Death Traps is well worth reading, but the work is not without
its faults. The book contains only a couple of maps and virtually
no photographs. Racing along the front lines to ensure the delivery
of tanks to frontline units, the author was clearly too busy
to snap pictures during his service in World War II. However,
the editors at Presidio Press easily could have incorporated
more maps and combat photographs into the book, making it more
useful to the reader. They also might have paid a bit more attention
to the prose; Cooper is sometimes a plodding writer, and he occasionally
rehashes statistics presented in earlier chapters.

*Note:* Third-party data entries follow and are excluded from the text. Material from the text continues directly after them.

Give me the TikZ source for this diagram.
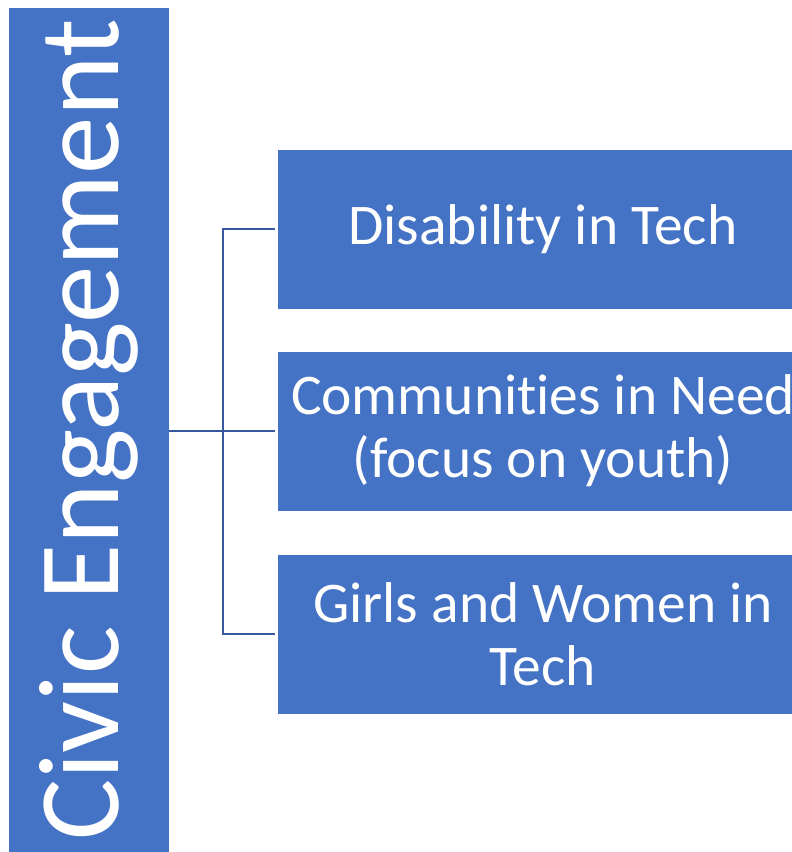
\documentclass[tikz,border=0pt]{standalone}
\usepackage{fontspec}
\setmainfont[Ligatures=NoCommon]{Carlito}
\usepackage{tikz}
\usetikzlibrary{positioning}

\definecolor{boxblue}{RGB}{68,114,196}
\definecolor{lineblue}{RGB}{55,88,158}

\begin{document}
\begin{tikzpicture}[x=1pt, y=-1pt]
        \tikzstyle{every node}=[fill=boxblue, text=white, inner sep=0pt]
        \tikzstyle{topic}=[minimum width=530pt, minimum height=159pt, align=center,
            font=\fontsize{57.5}{63}\selectfont]
        \tikzstyle{link}=[draw=lineblue, line width=2.2pt, shorten >=3pt]

        \clip (0,0) rectangle (792,852);

        \node   (civic)  [rotate=90, minimum width=844pt, minimum height=160pt,
            font=\fontsize{115}{124}\selectfont] at (89,430) {Civic Engagement};

        \node   (disab)  [topic] at (543,229) {Disability in Tech};
        \node   (need)   [topic] at (543,431) {Communities in Need\\(focus on youth)};
        \node   (girls)  [topic] at (543,634) {Girls and Women in\\Tech};

        \coordinate (hub) at (223,431);

        \draw[link] (civic.south |- need.west) -- (need.west);
        \draw[link] (hub) |- (disab.west);
        \draw[link] (hub) |- (girls.west);

    \end{tikzpicture}
\end{document}
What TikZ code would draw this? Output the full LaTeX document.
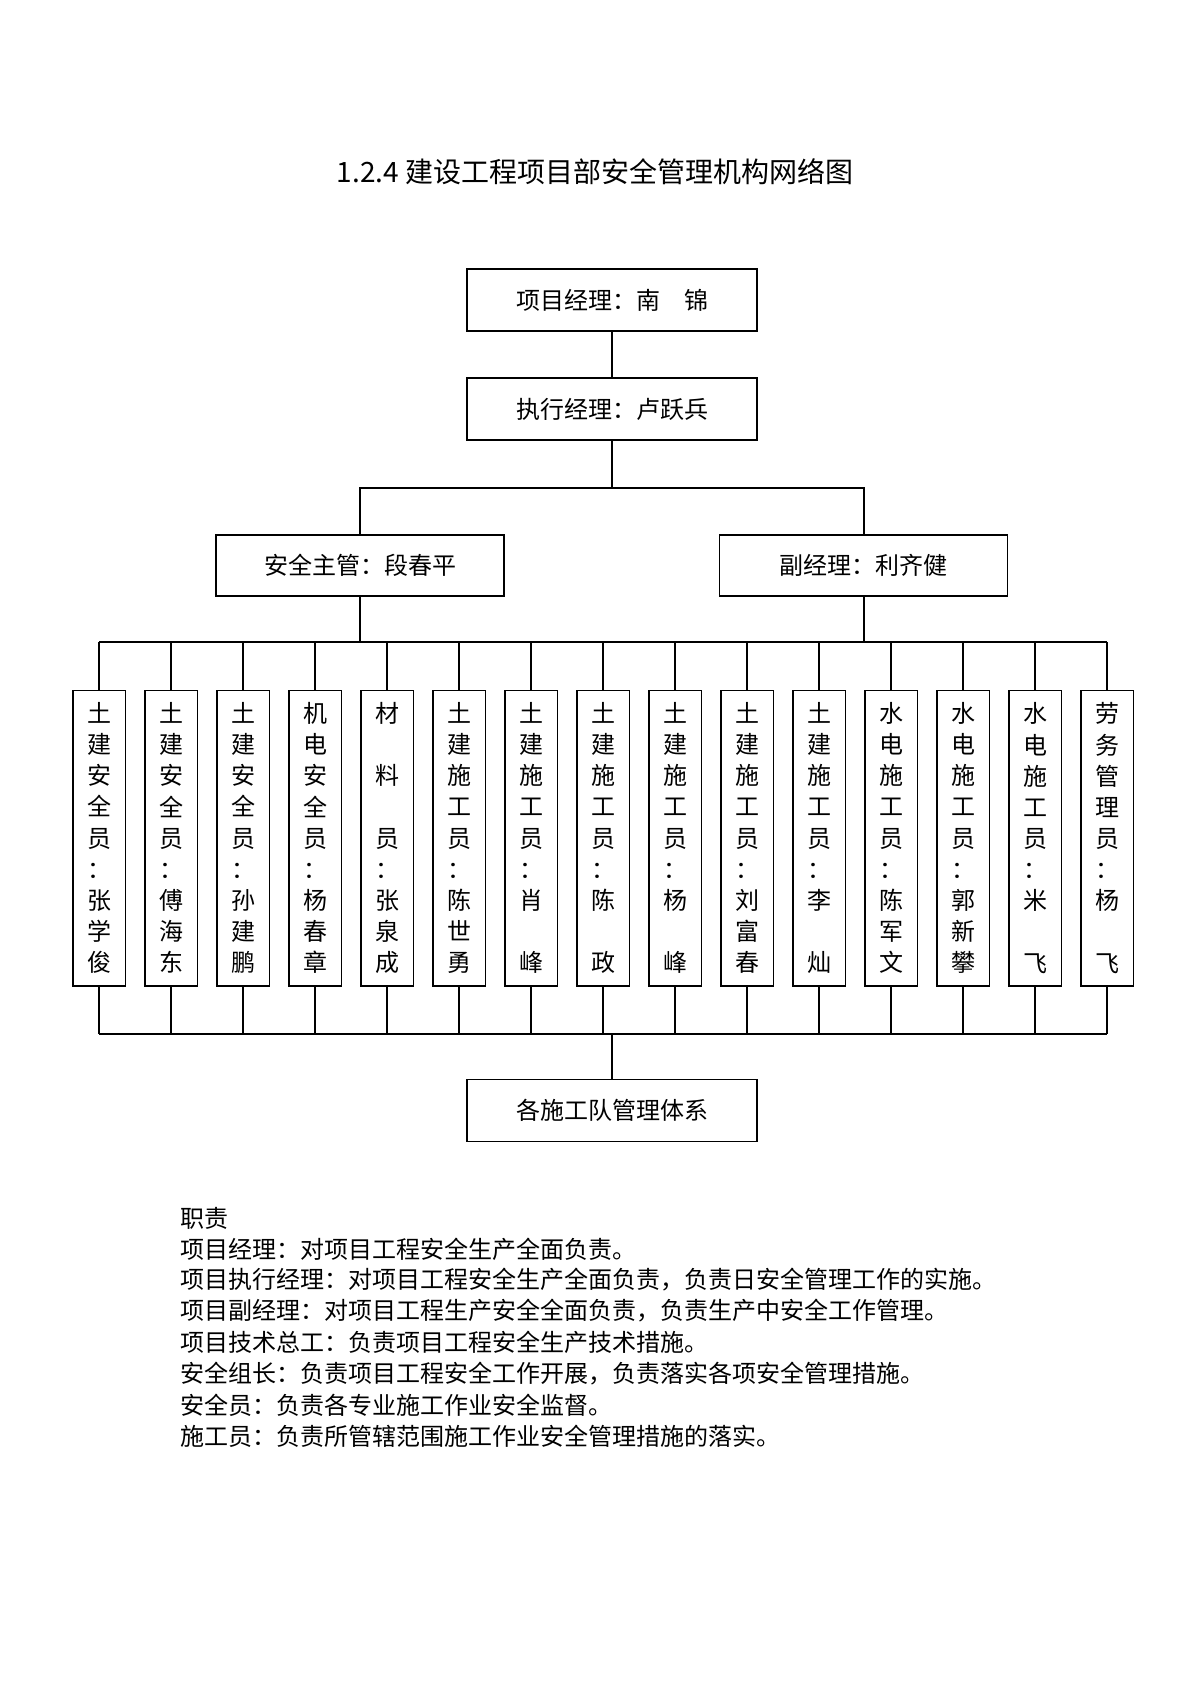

Fortunately, these flaws are relatively few and should not
deter any serious student of World War II from reading Death
Traps. Cooper has revealed a relatively underpublicized (and
underappreciated) element of the American victory against Hitler's
armored legions. Although historians often claim that the Shermans
overcame their German adversaries through the sheer weight of
Allied war production and air superiority, Cooper reminds us
that it was the tank crews and maintainers who ultimately turned
the tide of battle.
One final note: on the surface, a book on American armored
operations and logistics during World War II would seem to have
little relevance for today's Air Force audience. But it's worth
remembering that the same mentality that produced the Sherman
tank also gave us inferior aircraft like the P-39 and P-40, which
put American pilots at a disadvantage in aerial combat during
the early days of World War II. More importantly, as present-day
leaders wrestle with critical decisions on force modernization
- including the growing debate over "skipping" the
next generation of weapons systems - Belton Cooper's book provides
a cautionary tale. As technology marches forward, efforts to
save money or defer weapons purchases often have grave consequences
on future battlefields. Senior officials contemplating the cancellation
or delay of critical weapons systems would be well advised to
read Death Traps before making a final decision.